DATA EXCERPTS |
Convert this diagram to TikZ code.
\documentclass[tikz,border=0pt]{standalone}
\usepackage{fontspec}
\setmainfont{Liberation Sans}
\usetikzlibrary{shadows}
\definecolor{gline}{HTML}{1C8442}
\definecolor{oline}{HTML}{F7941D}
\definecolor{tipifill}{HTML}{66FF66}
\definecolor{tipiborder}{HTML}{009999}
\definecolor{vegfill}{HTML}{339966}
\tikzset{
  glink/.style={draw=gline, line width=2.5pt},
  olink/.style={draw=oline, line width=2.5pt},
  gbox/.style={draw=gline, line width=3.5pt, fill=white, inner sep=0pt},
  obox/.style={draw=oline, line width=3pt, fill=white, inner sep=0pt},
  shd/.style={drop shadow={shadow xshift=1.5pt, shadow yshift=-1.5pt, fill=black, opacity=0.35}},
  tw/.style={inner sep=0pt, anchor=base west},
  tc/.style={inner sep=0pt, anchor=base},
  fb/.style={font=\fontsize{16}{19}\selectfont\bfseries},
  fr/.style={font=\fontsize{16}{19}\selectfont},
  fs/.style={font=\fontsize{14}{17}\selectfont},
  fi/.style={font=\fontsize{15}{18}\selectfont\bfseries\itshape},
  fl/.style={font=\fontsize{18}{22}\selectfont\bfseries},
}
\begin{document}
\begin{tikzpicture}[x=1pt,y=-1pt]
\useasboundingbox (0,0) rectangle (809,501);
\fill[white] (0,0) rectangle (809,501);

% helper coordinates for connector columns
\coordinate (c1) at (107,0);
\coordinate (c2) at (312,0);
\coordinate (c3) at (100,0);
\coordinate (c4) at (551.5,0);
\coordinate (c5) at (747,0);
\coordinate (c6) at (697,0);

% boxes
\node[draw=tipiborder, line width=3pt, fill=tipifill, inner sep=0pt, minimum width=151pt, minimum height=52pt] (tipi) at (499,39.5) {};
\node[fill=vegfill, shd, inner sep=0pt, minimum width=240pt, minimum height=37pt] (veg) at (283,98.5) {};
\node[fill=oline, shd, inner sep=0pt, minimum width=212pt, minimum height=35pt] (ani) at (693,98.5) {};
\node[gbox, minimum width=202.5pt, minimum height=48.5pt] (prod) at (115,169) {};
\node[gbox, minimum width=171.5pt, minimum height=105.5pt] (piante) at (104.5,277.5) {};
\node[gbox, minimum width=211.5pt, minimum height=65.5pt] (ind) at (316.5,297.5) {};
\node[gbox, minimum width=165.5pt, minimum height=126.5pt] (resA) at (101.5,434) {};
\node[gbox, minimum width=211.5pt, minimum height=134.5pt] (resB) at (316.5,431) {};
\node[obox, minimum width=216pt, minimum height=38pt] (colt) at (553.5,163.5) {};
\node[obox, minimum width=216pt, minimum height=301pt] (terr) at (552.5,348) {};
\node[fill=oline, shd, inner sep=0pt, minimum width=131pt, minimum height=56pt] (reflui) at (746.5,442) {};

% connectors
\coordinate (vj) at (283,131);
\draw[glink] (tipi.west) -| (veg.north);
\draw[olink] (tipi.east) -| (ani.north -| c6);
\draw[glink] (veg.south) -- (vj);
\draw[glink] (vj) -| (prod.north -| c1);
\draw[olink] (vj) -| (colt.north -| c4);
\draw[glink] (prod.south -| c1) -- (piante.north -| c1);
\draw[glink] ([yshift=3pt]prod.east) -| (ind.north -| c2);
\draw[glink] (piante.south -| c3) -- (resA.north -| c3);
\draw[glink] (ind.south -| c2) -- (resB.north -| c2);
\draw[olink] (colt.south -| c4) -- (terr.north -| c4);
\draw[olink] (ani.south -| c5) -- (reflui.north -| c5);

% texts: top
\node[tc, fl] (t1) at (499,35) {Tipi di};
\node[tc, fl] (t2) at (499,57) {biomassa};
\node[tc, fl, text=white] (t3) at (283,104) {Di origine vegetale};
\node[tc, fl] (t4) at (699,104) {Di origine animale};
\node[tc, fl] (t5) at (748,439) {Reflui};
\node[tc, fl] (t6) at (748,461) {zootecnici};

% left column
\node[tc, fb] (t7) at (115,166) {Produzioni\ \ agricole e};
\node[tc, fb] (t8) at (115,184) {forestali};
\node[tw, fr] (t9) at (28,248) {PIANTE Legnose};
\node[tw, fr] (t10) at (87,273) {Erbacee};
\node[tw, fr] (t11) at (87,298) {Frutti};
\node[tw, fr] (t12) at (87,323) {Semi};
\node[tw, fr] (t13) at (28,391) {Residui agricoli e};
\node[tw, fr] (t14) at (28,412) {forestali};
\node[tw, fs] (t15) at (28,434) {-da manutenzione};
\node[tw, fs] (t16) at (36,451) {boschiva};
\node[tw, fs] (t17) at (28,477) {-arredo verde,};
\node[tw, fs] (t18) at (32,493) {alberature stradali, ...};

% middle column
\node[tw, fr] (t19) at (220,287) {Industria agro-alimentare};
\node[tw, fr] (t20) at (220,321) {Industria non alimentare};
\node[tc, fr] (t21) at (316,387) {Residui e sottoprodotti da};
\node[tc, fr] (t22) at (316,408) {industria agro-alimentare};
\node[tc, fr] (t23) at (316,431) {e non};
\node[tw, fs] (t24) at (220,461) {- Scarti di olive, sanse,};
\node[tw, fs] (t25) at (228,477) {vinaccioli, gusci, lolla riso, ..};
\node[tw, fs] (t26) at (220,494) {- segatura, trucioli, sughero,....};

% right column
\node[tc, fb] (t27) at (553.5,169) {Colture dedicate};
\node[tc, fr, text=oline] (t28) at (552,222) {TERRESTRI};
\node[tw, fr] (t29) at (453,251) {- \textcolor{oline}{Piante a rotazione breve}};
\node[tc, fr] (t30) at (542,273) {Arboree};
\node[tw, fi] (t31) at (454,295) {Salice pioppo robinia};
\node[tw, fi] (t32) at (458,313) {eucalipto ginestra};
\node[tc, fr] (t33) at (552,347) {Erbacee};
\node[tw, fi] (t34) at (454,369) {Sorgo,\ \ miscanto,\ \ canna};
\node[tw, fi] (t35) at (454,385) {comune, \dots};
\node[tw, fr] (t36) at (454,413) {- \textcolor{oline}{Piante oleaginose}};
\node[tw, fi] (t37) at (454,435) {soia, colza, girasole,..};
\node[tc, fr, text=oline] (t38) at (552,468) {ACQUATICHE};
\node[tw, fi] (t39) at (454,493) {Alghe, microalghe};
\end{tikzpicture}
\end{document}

--

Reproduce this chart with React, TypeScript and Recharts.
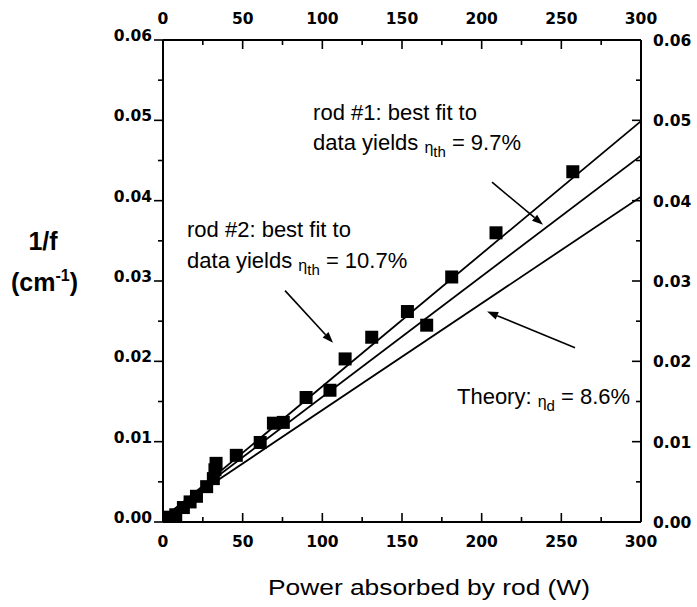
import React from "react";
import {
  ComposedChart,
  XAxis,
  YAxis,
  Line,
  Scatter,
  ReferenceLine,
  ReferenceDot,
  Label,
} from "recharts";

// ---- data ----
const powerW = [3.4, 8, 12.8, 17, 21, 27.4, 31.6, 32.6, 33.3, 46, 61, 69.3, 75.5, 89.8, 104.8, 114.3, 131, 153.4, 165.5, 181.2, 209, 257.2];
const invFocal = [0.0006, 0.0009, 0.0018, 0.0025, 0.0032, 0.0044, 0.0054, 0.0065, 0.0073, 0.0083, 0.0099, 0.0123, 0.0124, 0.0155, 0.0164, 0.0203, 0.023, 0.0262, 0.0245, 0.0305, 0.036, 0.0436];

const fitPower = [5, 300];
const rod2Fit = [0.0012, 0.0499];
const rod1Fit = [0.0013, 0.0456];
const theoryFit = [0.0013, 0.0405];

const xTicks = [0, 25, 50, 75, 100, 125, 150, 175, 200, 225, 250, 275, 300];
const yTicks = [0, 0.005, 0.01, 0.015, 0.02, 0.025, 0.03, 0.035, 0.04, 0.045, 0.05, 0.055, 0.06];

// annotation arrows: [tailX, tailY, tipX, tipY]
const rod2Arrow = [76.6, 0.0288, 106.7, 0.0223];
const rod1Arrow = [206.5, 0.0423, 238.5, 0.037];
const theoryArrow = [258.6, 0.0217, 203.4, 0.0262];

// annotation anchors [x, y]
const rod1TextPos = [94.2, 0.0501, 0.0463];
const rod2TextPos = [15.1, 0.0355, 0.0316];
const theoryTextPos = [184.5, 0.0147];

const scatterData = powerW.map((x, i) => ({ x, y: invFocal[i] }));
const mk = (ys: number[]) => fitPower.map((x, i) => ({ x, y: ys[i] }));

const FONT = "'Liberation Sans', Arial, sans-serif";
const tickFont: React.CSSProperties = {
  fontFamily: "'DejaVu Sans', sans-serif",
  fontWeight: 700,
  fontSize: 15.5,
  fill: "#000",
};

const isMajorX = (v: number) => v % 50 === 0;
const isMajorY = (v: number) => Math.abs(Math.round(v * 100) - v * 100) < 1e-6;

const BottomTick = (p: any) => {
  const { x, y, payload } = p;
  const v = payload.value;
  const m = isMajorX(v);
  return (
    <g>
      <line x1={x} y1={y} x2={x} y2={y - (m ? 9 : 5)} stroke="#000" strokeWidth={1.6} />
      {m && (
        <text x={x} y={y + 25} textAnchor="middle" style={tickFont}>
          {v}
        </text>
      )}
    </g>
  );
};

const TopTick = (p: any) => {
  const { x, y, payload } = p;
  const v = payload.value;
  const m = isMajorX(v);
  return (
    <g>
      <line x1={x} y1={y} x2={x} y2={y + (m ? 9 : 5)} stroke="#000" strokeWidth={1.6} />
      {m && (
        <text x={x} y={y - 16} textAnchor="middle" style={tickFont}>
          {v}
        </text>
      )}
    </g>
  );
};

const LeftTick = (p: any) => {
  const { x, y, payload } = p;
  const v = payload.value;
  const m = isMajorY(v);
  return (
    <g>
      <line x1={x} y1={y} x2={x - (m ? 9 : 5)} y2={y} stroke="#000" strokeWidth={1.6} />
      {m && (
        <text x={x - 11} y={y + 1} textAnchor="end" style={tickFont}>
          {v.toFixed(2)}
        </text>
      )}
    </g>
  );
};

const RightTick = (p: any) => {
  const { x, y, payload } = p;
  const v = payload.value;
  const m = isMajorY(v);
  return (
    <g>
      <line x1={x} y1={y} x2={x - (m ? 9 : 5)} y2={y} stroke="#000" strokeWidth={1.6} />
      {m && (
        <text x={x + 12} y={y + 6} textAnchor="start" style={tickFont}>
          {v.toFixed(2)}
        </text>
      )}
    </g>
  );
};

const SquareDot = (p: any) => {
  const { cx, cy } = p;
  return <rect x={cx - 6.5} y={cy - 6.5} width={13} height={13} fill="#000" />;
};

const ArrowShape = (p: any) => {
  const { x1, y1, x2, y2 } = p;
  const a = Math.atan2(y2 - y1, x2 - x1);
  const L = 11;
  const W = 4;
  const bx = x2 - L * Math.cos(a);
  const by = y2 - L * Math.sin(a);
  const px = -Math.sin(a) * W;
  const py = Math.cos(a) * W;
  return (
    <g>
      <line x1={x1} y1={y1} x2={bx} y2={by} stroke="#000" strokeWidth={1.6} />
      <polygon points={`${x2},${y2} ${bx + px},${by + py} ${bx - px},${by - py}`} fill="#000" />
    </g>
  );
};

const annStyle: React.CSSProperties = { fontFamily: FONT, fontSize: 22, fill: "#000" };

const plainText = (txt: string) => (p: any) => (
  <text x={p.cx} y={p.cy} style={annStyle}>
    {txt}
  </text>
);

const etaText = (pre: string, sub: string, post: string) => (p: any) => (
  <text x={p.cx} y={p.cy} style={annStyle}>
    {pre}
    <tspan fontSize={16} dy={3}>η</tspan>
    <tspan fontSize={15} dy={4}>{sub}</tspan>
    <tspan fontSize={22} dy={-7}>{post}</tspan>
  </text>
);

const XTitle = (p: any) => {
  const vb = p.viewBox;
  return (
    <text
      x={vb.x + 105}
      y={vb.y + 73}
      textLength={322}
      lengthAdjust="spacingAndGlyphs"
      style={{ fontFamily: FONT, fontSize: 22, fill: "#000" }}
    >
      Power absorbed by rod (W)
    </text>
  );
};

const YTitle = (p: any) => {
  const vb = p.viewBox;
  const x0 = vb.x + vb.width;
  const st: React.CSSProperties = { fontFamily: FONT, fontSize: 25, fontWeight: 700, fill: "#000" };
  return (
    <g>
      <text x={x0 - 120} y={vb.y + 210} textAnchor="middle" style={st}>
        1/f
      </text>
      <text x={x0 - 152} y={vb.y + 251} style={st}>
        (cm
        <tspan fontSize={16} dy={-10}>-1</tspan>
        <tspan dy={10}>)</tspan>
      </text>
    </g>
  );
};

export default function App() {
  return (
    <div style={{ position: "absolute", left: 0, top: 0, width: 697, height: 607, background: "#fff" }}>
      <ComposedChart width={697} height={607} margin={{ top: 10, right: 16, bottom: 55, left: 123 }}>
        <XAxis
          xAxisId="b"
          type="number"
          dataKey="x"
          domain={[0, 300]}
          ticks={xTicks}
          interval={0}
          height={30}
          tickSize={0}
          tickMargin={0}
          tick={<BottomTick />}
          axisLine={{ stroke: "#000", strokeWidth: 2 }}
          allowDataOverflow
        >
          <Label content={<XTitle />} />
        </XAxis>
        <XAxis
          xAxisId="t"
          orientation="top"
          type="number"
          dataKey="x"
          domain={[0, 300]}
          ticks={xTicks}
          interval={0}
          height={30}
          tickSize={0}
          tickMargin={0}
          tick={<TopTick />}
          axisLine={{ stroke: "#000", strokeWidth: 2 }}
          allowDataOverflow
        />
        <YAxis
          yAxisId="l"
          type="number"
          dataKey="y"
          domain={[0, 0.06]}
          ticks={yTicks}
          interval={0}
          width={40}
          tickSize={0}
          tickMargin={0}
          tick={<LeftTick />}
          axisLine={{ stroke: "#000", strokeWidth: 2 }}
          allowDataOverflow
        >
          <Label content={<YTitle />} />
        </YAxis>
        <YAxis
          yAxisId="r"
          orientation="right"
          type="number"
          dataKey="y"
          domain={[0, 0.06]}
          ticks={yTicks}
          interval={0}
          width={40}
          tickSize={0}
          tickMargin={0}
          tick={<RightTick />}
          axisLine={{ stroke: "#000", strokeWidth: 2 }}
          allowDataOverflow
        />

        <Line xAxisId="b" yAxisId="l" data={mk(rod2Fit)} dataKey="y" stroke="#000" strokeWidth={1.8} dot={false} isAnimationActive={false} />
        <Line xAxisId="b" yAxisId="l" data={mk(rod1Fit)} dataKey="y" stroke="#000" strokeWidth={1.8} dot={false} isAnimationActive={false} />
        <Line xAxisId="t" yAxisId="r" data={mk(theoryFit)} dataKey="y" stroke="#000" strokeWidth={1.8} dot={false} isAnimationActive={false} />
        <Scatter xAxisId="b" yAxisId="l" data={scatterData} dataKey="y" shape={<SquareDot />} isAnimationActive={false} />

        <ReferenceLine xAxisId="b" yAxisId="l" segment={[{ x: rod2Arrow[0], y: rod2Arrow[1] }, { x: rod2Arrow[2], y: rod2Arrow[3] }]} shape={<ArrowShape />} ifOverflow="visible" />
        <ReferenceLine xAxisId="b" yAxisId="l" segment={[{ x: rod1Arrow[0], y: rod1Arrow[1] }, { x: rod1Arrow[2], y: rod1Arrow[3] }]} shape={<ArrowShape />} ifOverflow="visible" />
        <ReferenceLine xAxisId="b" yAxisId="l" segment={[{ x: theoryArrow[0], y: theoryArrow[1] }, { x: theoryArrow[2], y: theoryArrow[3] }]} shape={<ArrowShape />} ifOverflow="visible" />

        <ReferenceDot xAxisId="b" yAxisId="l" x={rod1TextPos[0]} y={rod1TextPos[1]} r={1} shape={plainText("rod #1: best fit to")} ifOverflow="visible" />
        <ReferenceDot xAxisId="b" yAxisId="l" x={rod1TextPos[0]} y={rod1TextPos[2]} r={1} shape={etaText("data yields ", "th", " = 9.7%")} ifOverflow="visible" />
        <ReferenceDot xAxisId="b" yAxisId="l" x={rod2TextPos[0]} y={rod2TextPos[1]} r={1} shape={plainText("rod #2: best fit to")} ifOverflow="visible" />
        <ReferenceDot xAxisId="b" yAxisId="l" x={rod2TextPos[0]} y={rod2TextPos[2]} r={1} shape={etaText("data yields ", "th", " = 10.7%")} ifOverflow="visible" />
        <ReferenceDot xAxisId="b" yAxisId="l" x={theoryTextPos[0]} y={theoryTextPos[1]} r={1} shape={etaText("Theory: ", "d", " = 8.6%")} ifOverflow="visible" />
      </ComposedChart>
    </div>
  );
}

WRITTEN EXERCISE | Set down the lines running from the one with "Reproduce this chart" through the one with "0.05, 0.055, 0.06];", both ends kept, exactly and with no pictures.

TASK RESPONSE |
Reproduce this chart with React, TypeScript and Recharts.
import React from "react";
import {
  ComposedChart,
  XAxis,
  YAxis,
  Line,
  Scatter,
  ReferenceLine,
  ReferenceDot,
  Label,
} from "recharts";

// ---- data ----
const powerW = [3.4, 8, 12.8, 17, 21, 27.4, 31.6, 32.6, 33.3, 46, 61, 69.3, 75.5, 89.8, 104.8, 114.3, 131, 153.4, 165.5, 181.2, 209, 257.2];
const invFocal = [0.0006, 0.0009, 0.0018, 0.0025, 0.0032, 0.0044, 0.0054, 0.0065, 0.0073, 0.0083, 0.0099, 0.0123, 0.0124, 0.0155, 0.0164, 0.0203, 0.023, 0.0262, 0.0245, 0.0305, 0.036, 0.0436];

const fitPower = [5, 300];
const rod2Fit = [0.0012, 0.0499];
const rod1Fit = [0.0013, 0.0456];
const theoryFit = [0.0013, 0.0405];

const xTicks = [0, 25, 50, 75, 100, 125, 150, 175, 200, 225, 250, 275, 300];
const yTicks = [0, 0.005, 0.01, 0.015, 0.02, 0.025, 0.03, 0.035, 0.04, 0.045, 0.05, 0.055, 0.06];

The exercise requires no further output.